The good of persons and the good of the climate

Micah Meadowcroft reviews The Rise of Ecofascism: Climate Change and the Far Right by Sam Moore and Alex Roberts:

[W]hen it comes to environmental activism, serious leftists find themselves in a bit of a bind. “Climate justice” looks a lot like globalist greenwashing. Meanwhile, environmentalism and ecological thinking have a long, if occasionally sordid, pedigree on the right, more so probably than the left. The right, in its particularism and recognition of difference, sees the relationship between the environment and the person, and in seeking to preserve a mode of life naturally seeks the conservation of place. The left, in its commitment to liberating humanity from all inequalities, seeks to flatten distinctions, and especially in the Marxist vein has historically seen the formation of mass industrialized society and all its environmental consequences as a step in the synthetic march to a classless future where, without the crucial intervention of Christ’s kingship, Every valley shall be exalted, and every mountain and hill shall be made low

This is a flattening that closely resembles the reduction of humanity to homo economicus and aspirations to global governance that characterize what leftists prefer to call “neoliberalism.” This “capitalist” world order, like the left, also focuses on a planetary scale, and thus on climate and carbon and temperature (that is, I think, the accurate direction of causality in both cases), while playing a cups and ball game with unsustainable and degrading industrial practices. In their honesty Moore and Roberts recognize that similarity, and why those on the right might find it more than a little suggestive. …

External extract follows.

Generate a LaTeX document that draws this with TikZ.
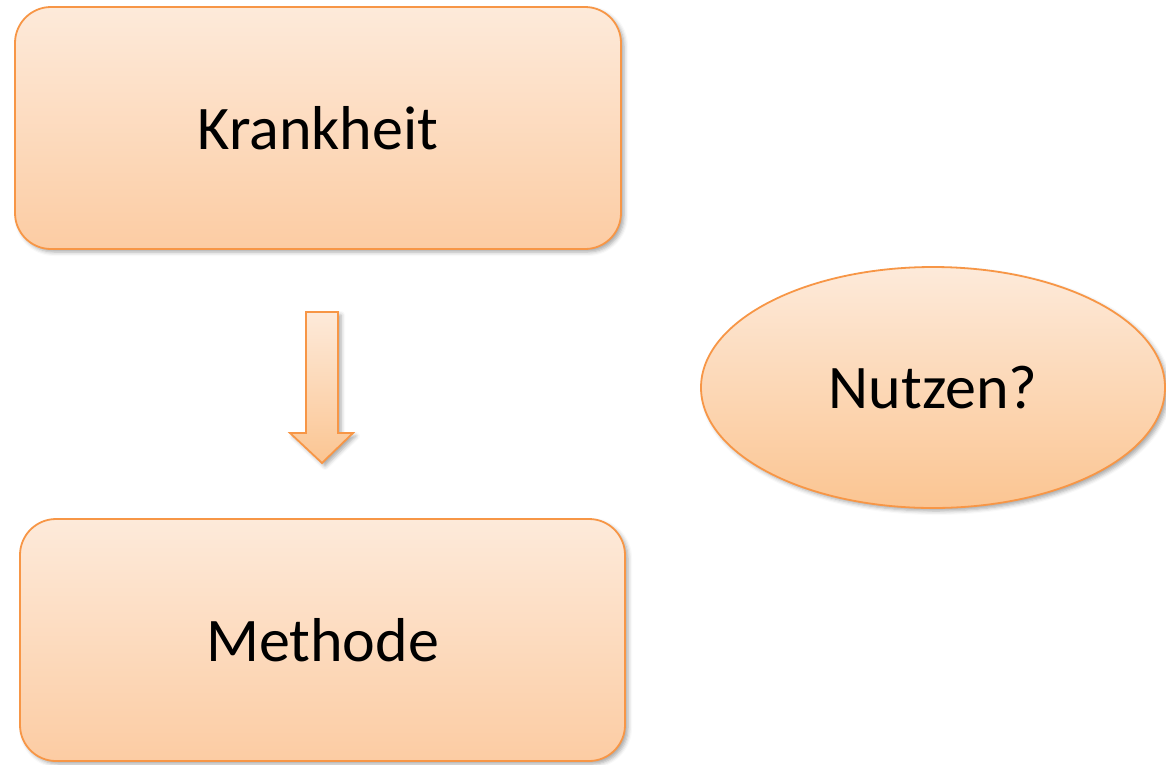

Yes, the right’s attempts to answer the problems of ecological disorder will not be the left’s, for they will not be global in scope. We, like Moore and Roberts, “acknowledge — as many in the climate movement have argued for years — that much of the struggle needs to be over the conditions of adaptation. Indeed, politics is a rather more responsive system than the climate.” But being on the right, and American, I consider these environmental concerns in relation to America and the American continent. Being on the left, and Brits, in a backwater with limited self-determination in our current global order, Moore and Roberts consider environmental concerns in international and post-national terms. “Whatever forms of parochialism are brought against it, the climate crisis remains determinedly planetary in scope,” they write. “Solidarity within, at and across borders is therefore essential.” This solidarity “is an attempt to overcome the split from which governance derives its power. Governance masks prior unity.” 

This presumed pale-blue-dot human unity divorced from reference to the imago Dei, humanity’s equality as creature, gets at the heart of an anthropological divide vital to all political questions. 

A politics of the concrete and particular always wins over a politics of the abstract and ambiguous.